Some of the source files I’m generating are taking a long time to compile - the one that prompted me to write this post took 20m. Partly this is due to memory usage - it routinely gets to 9G and above, swaps and may get killed. Smaller files which don’t induce swapping can still take 20-30s to compile (this is on a machine with 16G of ram)

My issue persists if I cut back the generated code to something like this

defmodule Aws.Dynamodb do
  @shapes %{
    "SomeInput" => %{type: "structure", required: ["Foo", "Bar"], members: %{"Foo" => {"shape" => "AShapeName"}, "Bar" => "AnotherShapeName"},
    "AnotherShapeName" => %{ ... },
    ... #many other shapes
  }

  def some_api_method(data) do
    @shapes["SomeInput"]
  end
 
 ... #more methods, each referencing @shapes
end

The api definition files provide a list of definitions of the inputs each api method expects. These shapes usually reference other shapes, for example a structure shape gives the shapes of each of its members. My pathological sample has about 800 of these shapes (see gist:69e163947ef170c31388518b6616f334 · GitHub ) . The api methods will eventually check input data against the correct shape, make the http request and then use another shape to decode the response, however in the gist, all they do is reference @shapes.
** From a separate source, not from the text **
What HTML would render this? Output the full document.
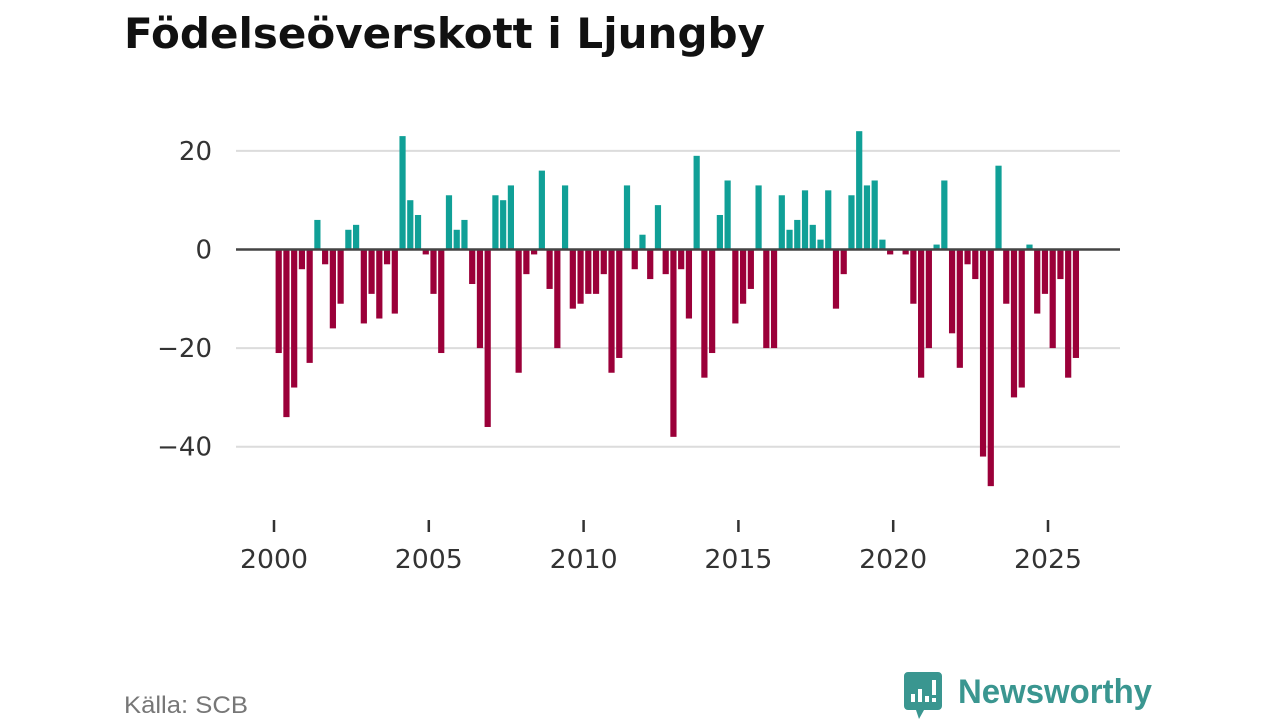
<!DOCTYPE html>
<html><head><meta charset="utf-8"><style>
html,body{margin:0;padding:0;background:#fff;width:1280px;height:720px;overflow:hidden}
svg{display:block}
</style></head><body>
<svg id="chart" width="1280" height="720" xmlns="http://www.w3.org/2000/svg" font-family="'Liberation Sans', 'DejaVu Sans', sans-serif">
<text x="124" y="48" font-size="42" font-weight="bold" fill="#111" font-family="'DejaVu Sans', sans-serif" textLength="641" lengthAdjust="spacingAndGlyphs">Födelseöverskott i Ljungby</text>
<g id="grid"></g>
<g id="bars"></g>
<g id="xaxis"></g>
<text x="124" y="713" font-size="24" fill="#777" textLength="124" lengthAdjust="spacingAndGlyphs">Källa: SCB</text>
<g>
<path d="M908 672 h30 a4 4 0 0 1 4 4 v30 a4 4 0 0 1 -4 4 h-14 l-5 9 l-3 -9 h-8 a4 4 0 0 1 -4 -4 v-30 a4 4 0 0 1 4 -4z" fill="#3a9690"/>
<rect x="911" y="694" width="4" height="8" fill="#fff"/>
<rect x="918" y="689" width="4" height="13" fill="#fff"/>
<rect x="925" y="696" width="4" height="6" fill="#fff"/>
<rect x="932" y="680" width="4" height="15" fill="#fff"/>
<rect x="932" y="698" width="4" height="4" fill="#fff"/>
<text x="958" y="703" font-size="34" font-weight="bold" fill="#3a9690" textLength="194" lengthAdjust="spacingAndGlyphs">Newsworthy</text>
</g>
</svg>
<script>
const years = [2000,2001,2002,2003,2004,2005,2006,2007,2008,2009,2010,2011,2012,2013,2014,2015,2016,2017,2018,2019,2020,2021,2022,2023,2024,2025];
const quarterlyValues = [
-21,-34,-28,-4, -23,6,-3,-16, -11,4,5,-15, -9,-14,-3,-13,
23,10,7,-1, -9,-21,11,4, 6,-7,-20,-36, 11,10,13,-25,
-5,-1,16,-8, -20,13,-12,-11, -9,-9,-5,-25, -22,13,-4,3,
-6,9,-5,-38, -4,-14,19,-26, -21,7,14,-15, -11,-8,13,-20,
-20,11,4,6, 12,5,2,12, -12,-5,11,24, 13,14,2,-1,
0,-1,-11,-26, -20,1,14,-17, -24,-3,-6,-42, -48,17,-11,-30,
-28,1,-13,-9, -20,-6,-26,-22];
const yTicks = [20,0,-20,-40];
const yTickLabels = ["20","0","\u221220","\u221240"];
const xTicks = [2000,2005,2010,2015,2020,2025];

const NS="http://www.w3.org/2000/svg";
function xScale(t){return 274+(t-2000)*30.96;}
function yScale(v){return 249.5-v*4.93;}
function mk(tag,attrs,parent){const e=document.createElementNS(NS,tag);for(const k in attrs)e.setAttribute(k,attrs[k]);parent.appendChild(e);return e;}

const grid=document.getElementById('grid');
yTicks.forEach((v,i)=>{
  if(v!==0){
    const l=mk('line',{x1:236,x2:1120,y1:yScale(v),y2:yScale(v),stroke:'#dcdcdc','stroke-width':2},grid);
    
    
  }
  const t=mk('text',{x:212,y:yScale(v)+9,'text-anchor':'end','font-size':26,fill:'#333','font-family':"'DejaVu Sans', sans-serif"},grid);
  t.textContent=yTickLabels[i];
  
  
});

const bars=document.getElementById('bars');
quarterlyValues.forEach((v,i)=>{
  if(v===0)return;
  const t=years[0]+i/4;
  const x=xScale(t)+1.6;
  const y0=yScale(0),y1=yScale(v);
  const r=mk('rect',{x:x,y:Math.min(y0,y1),width:6.2,height:Math.abs(y1-y0),fill:v>0?'#10a097':'#9b0039'},bars);
  
  
});
const zl=mk('line',{x1:236,x2:1120,y1:yScale(0),y2:yScale(0),stroke:'#444','stroke-width':2.5},bars);



const xa=document.getElementById('xaxis');
xTicks.forEach(yr=>{
  const x=xScale(yr);
  const tk=mk('line',{x1:x,x2:x,y1:520,y2:532,stroke:'#333','stroke-width':2.5},xa);
  
  
  const t=mk('text',{x:x,y:568,'text-anchor':'middle','font-size':26,fill:'#333','font-family':"'DejaVu Sans', sans-serif",textLength:68,lengthAdjust:'spacingAndGlyphs'},xa);
  t.textContent=String(yr);
  
  
});
</script>
</body></html>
If I delete all the methods that reference @shapes then the file compiles in under a second. For every method I add back, compilation gets slower - with 5 methods it takes 3 seconds, with 20 takes about 14s. At some number of methods swapping kicks in and the compile times explode.

However, I have a single get_shapes method that just returns @shapes, and all the other methods use get_shapes instead of @shapes directly then the file compiles in 1s. I also noted that the generated .beam file is a lot smaller

http://elixir-lang.org/getting-started/module-attributes.html#as-constants says module attributes are used as constants, and indeed that’s what I’m trying to do. It also says

Notice that reading an attribute inside a function takes a snapshot of its current value

Does this mean that each time i declare a function that references the attribute, elixir is actually creating / storing a new copy of the attribute? This would explain the size difference in the .beam file when funelling access via @shapes, although I don’t understand why it makes it so much slower. Am I horribly misusing module attributes?

Thanks,

Fred

1 Like

At a very basic level you can imagine this module attributes as a “search’n’replace”, so your

  def some_api_method(data) do
    @shapes["SomeInput"]
  end

does read as

  def some_api_method(data) do
    %{
      "SomeInput" => %{type: "structure", required: ["Foo", "Bar"], members: %{"Foo" => {"shape" => "AShapeName"}, "Bar" => "AnotherShapeName"},
      "AnotherShapeName" => %{ ... },
      ... #many other shapes
    }["SomeInput"]
  end

So depending on the actual size of your attribute, you might see yourself where the huge impact on memory usage comes from.


edit

This is a very drastic simplification, but should be valid for this case!

1 Like

Indeed, and instead of using a @shapes attribute it might be better to put it in a function (even if that function uses @shapes then use that function call everywhere instead, that way it is only compiled-in once and stored in memory only once, should be significantly faster to compile (and faster in execution too due to not needing to load/reload the data all the time I’d imagine).

1 Like

Yes, that’s what my experiments showed. Doing a search & replace of @shapes with the actual Map literal yielded similar results to the initial very slow to compile file, wrapping access to @shapes in one function makes everything fast.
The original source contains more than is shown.